- _Figure scripts_
## START
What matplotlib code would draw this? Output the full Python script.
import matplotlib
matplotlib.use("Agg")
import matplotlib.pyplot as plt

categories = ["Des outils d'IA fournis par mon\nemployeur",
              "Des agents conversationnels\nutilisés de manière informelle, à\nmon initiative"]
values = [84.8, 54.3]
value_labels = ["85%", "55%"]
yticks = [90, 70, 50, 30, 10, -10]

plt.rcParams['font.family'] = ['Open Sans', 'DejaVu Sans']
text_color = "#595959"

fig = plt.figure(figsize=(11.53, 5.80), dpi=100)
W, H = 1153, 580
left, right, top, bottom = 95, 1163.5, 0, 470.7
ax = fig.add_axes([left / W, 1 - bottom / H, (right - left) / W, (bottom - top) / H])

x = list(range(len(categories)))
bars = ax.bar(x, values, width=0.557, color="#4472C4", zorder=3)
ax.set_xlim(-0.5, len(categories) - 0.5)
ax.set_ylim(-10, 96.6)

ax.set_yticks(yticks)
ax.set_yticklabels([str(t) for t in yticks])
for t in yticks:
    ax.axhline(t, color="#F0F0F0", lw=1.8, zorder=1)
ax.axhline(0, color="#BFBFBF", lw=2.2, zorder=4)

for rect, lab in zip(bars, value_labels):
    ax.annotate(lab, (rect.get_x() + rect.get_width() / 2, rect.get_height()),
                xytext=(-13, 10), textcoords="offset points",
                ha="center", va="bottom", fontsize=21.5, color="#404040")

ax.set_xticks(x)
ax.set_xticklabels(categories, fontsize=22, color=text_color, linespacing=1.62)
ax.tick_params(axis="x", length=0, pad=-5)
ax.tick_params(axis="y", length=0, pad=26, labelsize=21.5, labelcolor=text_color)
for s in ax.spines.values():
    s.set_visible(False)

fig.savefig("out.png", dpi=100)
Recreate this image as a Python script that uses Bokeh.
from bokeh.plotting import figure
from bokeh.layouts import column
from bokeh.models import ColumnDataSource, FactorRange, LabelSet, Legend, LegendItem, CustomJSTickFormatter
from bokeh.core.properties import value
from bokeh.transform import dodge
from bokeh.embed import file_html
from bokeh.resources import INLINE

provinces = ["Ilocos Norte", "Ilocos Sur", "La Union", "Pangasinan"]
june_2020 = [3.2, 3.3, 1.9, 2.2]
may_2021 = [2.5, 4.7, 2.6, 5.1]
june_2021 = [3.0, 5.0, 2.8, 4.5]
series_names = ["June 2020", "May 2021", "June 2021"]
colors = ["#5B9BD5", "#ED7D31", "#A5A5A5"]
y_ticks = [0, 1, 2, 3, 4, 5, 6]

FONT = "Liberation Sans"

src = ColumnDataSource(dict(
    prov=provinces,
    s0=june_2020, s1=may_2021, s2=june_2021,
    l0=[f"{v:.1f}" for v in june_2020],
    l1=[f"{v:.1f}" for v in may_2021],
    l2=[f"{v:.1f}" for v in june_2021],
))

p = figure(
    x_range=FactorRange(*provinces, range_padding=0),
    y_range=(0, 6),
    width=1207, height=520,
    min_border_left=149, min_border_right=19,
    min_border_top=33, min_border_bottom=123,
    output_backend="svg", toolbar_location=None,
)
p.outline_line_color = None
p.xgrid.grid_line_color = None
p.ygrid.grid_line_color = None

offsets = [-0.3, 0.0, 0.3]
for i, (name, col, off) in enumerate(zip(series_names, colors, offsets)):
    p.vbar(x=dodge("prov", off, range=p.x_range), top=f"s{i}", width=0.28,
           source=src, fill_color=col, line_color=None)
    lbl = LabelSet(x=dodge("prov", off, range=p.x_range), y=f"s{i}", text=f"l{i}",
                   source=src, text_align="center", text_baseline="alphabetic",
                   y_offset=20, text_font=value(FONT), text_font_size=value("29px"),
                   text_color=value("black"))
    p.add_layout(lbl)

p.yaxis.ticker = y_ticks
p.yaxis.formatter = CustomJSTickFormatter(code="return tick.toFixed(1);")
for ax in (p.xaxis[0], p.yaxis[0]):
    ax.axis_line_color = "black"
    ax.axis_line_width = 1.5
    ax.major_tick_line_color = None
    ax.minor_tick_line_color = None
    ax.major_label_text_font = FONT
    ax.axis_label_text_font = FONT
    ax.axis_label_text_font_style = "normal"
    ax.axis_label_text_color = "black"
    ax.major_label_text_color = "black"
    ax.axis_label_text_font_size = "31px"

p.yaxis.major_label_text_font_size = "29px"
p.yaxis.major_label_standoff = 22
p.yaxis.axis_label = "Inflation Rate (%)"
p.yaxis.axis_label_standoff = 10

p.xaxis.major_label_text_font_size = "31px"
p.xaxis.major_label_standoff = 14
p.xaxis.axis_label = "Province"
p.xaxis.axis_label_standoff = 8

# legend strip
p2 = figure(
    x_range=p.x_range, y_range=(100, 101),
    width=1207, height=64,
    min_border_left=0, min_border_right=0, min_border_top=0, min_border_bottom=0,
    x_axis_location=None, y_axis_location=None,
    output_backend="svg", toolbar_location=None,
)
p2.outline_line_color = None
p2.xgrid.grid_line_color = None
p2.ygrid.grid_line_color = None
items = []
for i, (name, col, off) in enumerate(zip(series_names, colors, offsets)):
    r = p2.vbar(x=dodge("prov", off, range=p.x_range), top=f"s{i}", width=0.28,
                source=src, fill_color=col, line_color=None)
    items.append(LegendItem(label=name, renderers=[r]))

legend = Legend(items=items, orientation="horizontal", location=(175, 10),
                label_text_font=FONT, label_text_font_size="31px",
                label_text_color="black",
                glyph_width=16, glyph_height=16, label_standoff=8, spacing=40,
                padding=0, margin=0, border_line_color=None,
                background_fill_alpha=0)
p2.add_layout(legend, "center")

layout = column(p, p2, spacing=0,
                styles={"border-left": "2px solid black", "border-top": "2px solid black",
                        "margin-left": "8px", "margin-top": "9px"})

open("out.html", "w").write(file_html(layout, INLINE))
## END
## START
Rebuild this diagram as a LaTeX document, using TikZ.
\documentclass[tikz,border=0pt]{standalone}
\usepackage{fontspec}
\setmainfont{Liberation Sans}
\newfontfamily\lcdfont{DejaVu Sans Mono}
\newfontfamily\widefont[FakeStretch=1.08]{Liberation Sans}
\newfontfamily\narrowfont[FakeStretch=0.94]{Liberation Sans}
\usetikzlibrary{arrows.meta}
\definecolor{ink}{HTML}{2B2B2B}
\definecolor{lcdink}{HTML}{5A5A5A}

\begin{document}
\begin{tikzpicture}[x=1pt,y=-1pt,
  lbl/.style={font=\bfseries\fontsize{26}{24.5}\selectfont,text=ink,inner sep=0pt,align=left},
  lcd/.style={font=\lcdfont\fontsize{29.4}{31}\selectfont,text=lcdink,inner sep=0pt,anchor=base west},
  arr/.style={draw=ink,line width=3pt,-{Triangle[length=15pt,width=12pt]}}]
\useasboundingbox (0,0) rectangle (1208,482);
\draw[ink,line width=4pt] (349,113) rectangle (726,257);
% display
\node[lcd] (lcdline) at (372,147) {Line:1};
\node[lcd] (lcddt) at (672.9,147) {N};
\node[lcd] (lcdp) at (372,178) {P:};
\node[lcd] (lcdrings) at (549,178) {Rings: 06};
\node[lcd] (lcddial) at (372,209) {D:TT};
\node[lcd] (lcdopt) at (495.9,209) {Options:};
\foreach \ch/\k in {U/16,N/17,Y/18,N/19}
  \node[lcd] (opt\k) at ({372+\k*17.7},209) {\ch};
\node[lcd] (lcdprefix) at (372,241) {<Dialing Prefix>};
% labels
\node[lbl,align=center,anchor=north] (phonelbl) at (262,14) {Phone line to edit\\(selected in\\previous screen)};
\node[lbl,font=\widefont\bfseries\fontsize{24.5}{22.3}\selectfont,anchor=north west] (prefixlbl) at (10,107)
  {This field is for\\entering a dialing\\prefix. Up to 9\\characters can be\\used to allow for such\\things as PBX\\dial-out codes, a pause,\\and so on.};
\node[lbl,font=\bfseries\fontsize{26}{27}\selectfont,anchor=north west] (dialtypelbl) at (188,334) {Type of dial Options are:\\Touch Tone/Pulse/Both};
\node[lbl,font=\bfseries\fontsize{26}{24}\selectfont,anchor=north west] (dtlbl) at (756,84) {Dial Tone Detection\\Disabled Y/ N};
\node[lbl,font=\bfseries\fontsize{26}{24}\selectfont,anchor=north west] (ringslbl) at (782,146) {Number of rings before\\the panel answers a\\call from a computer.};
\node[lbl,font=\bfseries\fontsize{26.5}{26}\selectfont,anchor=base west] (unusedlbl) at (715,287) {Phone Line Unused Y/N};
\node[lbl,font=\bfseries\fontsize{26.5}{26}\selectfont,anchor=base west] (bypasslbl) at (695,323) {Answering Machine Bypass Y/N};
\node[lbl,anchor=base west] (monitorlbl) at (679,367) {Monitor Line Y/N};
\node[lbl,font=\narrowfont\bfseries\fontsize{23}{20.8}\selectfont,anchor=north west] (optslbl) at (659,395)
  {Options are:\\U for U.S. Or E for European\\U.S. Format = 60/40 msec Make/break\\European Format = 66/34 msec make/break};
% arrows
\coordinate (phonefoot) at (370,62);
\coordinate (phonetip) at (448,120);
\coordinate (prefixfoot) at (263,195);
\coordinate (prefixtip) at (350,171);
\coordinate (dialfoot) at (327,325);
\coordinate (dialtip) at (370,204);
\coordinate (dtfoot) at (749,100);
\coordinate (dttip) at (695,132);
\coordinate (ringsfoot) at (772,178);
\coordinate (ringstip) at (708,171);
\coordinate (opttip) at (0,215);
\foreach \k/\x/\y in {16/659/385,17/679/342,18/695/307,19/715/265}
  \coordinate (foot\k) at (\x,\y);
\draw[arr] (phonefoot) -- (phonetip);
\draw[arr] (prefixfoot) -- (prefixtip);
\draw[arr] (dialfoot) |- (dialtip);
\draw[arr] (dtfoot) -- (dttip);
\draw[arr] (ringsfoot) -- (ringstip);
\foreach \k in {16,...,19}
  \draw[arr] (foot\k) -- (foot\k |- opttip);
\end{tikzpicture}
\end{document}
## END
Copy out every line holding the string "draw".

What matplotlib code would draw this? Output the full Python script.
  arr/.style={draw=ink,line width=3pt,-{Triangle[length=15pt,width=12pt]}}]
\draw[ink,line width=4pt] (349,113) rectangle (726,257);
\draw[arr] (phonefoot) -- (phonetip);
\draw[arr] (prefixfoot) -- (prefixtip);
\draw[arr] (dialfoot) |- (dialtip);
\draw[arr] (dtfoot) -- (dttip);
\draw[arr] (ringsfoot) -- (ringstip);
  \draw[arr] (foot\k) -- (foot\k |- opttip);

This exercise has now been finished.